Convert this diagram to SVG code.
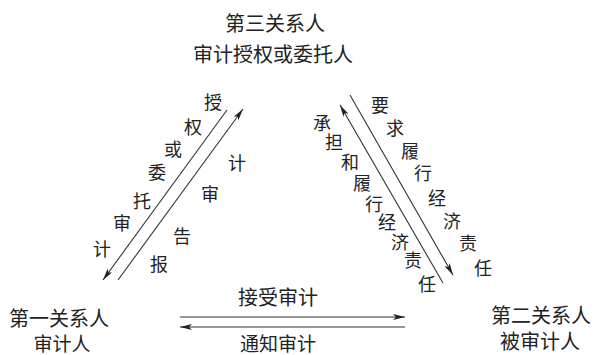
<svg xmlns="http://www.w3.org/2000/svg" width="595" height="355" viewBox="0 0 595 355">
<defs>
<marker id="ah" viewBox="0 0 12 6" refX="12" refY="3" markerWidth="12" markerHeight="6" markerUnits="userSpaceOnUse" orient="auto">
<path d="M0,0 L12,3 L0,6 L3,3 Z" fill="#222"/>
</marker>
<style>
.t{font-family:"Noto Sans CJK SC","Noto Sans CJK JP",sans-serif;font-size:20px;fill:#222;text-anchor:middle;dominant-baseline:central}
.b{font-family:"Noto Sans CJK SC","Noto Sans CJK JP",sans-serif;font-size:19px;fill:#222;text-anchor:middle;dominant-baseline:central}
.d{font-family:"Noto Sans CJK SC","Noto Sans CJK JP",sans-serif;font-size:18px;fill:#222;text-anchor:middle;dominant-baseline:central}
.c{stroke:#333;stroke-width:1.1;fill:none;marker-end:url(#ah)}
</style>
</defs>
<rect width="595" height="355" fill="#fff"/>
<g id="third">
<text class="t" x="275" y="22">第三关系人</text>
<text class="t" x="273" y="53">审计授权或委托人</text>
</g>
<g id="first">
<text class="t" x="59" y="317">第一关系人</text>
<text class="b" x="62" y="342">审计人</text>
</g>
<g id="second">
<text class="t" x="541" y="314">第二关系人</text>
<text class="t" x="540" y="340">被审计人</text>
</g>
<g id="connectors">
<line class="c" x1="227" y1="110" x2="103" y2="280"/>
<line class="c" x1="118" y1="280" x2="243" y2="109"/>
<line class="c" x1="443" y1="283" x2="340" y2="105"/>
<line class="c" x1="350" y1="95" x2="453" y2="275"/>
<line class="c" x1="180" y1="317" x2="405" y2="317"/>
<line class="c" x1="405" y1="327" x2="180" y2="327"/>
</g>
<g id="labels">
<text class="d" x="213" y="101">授</text>
<text class="d" x="193" y="126">权</text>
<text class="d" x="173" y="148">或</text>
<text class="d" x="157" y="171">委</text>
<text class="d" x="142" y="200">托</text>
<text class="d" x="122" y="222">审</text>
<text class="d" x="102" y="248">计</text>
<text class="d" x="237" y="162">计</text>
<text class="d" x="210" y="193">审</text>
<text class="d" x="182" y="235">告</text>
<text class="d" x="159" y="263">报</text>
<text class="d" x="322" y="122">承</text>
<text class="d" x="334" y="141">担</text>
<text class="d" x="350" y="161">和</text>
<text class="d" x="362" y="182">履</text>
<text class="d" x="374" y="203">行</text>
<text class="d" x="387" y="221">经</text>
<text class="d" x="400" y="241">济</text>
<text class="d" x="413" y="259">责</text>
<text class="d" x="427" y="283">任</text>
<text class="d" x="380" y="104">要</text>
<text class="d" x="395" y="127">求</text>
<text class="d" x="410" y="150">履</text>
<text class="d" x="423" y="172">行</text>
<text class="d" x="437" y="197">经</text>
<text class="d" x="452" y="220">济</text>
<text class="d" x="468" y="242">责</text>
<text class="d" x="483" y="267">任</text>
<text class="t" x="278" y="296">接受审计</text>
<text class="b" x="278" y="342">通知审计</text>
</g>
</svg>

++++++++++++++++++++

Omit the pictures, and quote the material above exactly as given.

Convert this diagram to SVG code.
<svg xmlns="http://www.w3.org/2000/svg" width="595" height="355" viewBox="0 0 595 355">
<defs>
<marker id="ah" viewBox="0 0 12 6" refX="12" refY="3" markerWidth="12" markerHeight="6" markerUnits="userSpaceOnUse" orient="auto">
<path d="M0,0 L12,3 L0,6 L3,3 Z" fill="#222"/>
</marker>
<style>
.t{font-family:"Noto Sans CJK SC","Noto Sans CJK JP",sans-serif;font-size:20px;fill:#222;text-anchor:middle;dominant-baseline:central}
.b{font-family:"Noto Sans CJK SC","Noto Sans CJK JP",sans-serif;font-size:19px;fill:#222;text-anchor:middle;dominant-baseline:central}
.d{font-family:"Noto Sans CJK SC","Noto Sans CJK JP",sans-serif;font-size:18px;fill:#222;text-anchor:middle;dominant-baseline:central}
.c{stroke:#333;stroke-width:1.1;fill:none;marker-end:url(#ah)}
</style>
</defs>
<rect width="595" height="355" fill="#fff"/>
<g id="third">
<text class="t" x="275" y="22">第三关系人</text>
<text class="t" x="273" y="53">审计授权或委托人</text>
</g>
<g id="first">
<text class="t" x="59" y="317">第一关系人</text>
<text class="b" x="62" y="342">审计人</text>
</g>
<g id="second">
<text class="t" x="541" y="314">第二关系人</text>
<text class="t" x="540" y="340">被审计人</text>
</g>
<g id="connectors">
<line class="c" x1="227" y1="110" x2="103" y2="280"/>
<line class="c" x1="118" y1="280" x2="243" y2="109"/>
<line class="c" x1="443" y1="283" x2="340" y2="105"/>
<line class="c" x1="350" y1="95" x2="453" y2="275"/>
<line class="c" x1="180" y1="317" x2="405" y2="317"/>
<line class="c" x1="405" y1="327" x2="180" y2="327"/>
</g>
<g id="labels">
<text class="d" x="213" y="101">授</text>
<text class="d" x="193" y="126">权</text>
<text class="d" x="173" y="148">或</text>
<text class="d" x="157" y="171">委</text>
<text class="d" x="142" y="200">托</text>
<text class="d" x="122" y="222">审</text>
<text class="d" x="102" y="248">计</text>
<text class="d" x="237" y="162">计</text>
<text class="d" x="210" y="193">审</text>
<text class="d" x="182" y="235">告</text>
<text class="d" x="159" y="263">报</text>
<text class="d" x="322" y="122">承</text>
<text class="d" x="334" y="141">担</text>
<text class="d" x="350" y="161">和</text>
<text class="d" x="362" y="182">履</text>
<text class="d" x="374" y="203">行</text>
<text class="d" x="387" y="221">经</text>
<text class="d" x="400" y="241">济</text>
<text class="d" x="413" y="259">责</text>
<text class="d" x="427" y="283">任</text>
<text class="d" x="380" y="104">要</text>
<text class="d" x="395" y="127">求</text>
<text class="d" x="410" y="150">履</text>
<text class="d" x="423" y="172">行</text>
<text class="d" x="437" y="197">经</text>
<text class="d" x="452" y="220">济</text>
<text class="d" x="468" y="242">责</text>
<text class="d" x="483" y="267">任</text>
<text class="t" x="278" y="296">接受审计</text>
<text class="b" x="278" y="342">通知审计</text>
</g>
</svg>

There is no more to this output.